How to Choose the Right Option

Start with your budget and your needs. If you have $300 to $1,500 and need a solid logo without extensive brand strategy, a freelancer is your best option. If you have $2,000 to $10,000 and want strategic depth plus professional execution, a boutique studio delivers the best value. If you need a complete brand identity system with extensive strategy and you have $10,000 or more, an agency is the right choice. If you are genuinely unsure what direction to take and want to see a wide range of concepts before committing, a crowdsourcing contest provides that breadth, though at the cost of strategic depth.

Regardless of which route you choose, the portfolio is the single best predictor of quality. Ask to see finished projects, not just logo designs in isolation. Look at how the logos perform in real-world applications: on websites, business cards, signage, and packaging. A logo that looks beautiful as a standalone graphic but fails at small sizes or on dark backgrounds is a liability, not an asset.

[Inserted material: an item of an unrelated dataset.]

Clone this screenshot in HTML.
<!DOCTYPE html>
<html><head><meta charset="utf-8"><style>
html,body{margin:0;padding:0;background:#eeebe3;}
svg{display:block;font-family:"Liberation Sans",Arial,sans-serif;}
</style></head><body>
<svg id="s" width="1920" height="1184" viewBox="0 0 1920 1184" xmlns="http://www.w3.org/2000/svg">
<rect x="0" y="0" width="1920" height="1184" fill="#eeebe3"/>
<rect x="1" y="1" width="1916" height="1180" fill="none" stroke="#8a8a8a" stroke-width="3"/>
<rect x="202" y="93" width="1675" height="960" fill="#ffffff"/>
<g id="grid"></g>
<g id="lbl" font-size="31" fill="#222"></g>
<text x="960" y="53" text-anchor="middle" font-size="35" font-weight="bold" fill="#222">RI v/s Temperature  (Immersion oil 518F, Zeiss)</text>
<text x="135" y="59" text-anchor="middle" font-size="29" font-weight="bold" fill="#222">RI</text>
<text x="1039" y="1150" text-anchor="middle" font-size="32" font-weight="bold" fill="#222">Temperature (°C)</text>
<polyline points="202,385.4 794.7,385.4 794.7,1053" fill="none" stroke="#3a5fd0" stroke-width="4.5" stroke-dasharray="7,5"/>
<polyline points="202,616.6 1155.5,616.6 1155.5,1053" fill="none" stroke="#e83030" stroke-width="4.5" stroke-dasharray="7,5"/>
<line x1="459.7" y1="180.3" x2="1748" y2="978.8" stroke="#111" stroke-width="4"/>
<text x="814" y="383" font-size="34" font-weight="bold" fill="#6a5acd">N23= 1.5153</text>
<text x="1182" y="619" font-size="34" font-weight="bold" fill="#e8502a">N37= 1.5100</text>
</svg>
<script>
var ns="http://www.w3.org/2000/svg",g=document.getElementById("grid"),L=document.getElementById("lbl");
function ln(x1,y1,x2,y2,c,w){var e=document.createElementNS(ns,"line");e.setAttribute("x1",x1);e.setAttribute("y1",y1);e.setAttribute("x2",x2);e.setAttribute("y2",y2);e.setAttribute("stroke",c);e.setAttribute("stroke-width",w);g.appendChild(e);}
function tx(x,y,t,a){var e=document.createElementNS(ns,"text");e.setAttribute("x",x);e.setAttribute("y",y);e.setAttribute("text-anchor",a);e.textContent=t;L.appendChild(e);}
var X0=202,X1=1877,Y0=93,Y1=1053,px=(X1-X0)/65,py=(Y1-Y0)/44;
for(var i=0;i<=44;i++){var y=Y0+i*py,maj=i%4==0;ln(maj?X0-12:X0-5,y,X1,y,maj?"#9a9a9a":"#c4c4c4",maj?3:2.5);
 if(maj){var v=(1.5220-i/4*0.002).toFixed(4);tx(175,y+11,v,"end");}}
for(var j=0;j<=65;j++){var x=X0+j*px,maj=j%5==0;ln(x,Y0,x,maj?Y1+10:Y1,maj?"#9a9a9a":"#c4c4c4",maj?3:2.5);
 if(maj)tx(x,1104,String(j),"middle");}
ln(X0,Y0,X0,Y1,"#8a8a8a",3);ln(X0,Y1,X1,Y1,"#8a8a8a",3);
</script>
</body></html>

Professional associations and industry directories are another source worth exploring. Organizations like AIGA maintain member directories that can help you find designers in your region or specialty. Design awards programs publish winners whose work has been evaluated by expert judges, giving you a curated shortlist of designers who have demonstrated excellence in identity design. These sources tend to surface more experienced professionals than general freelance platforms.

Key Takeaway

Freelancers offer direct collaboration and strong value at every budget level. Agencies provide strategic depth and comprehensive identity systems. Boutique studios combine the best of both. Crowdsourcing delivers volume but sacrifices strategy. Choose based on your budget, your needs, and the quality evidence in the portfolio.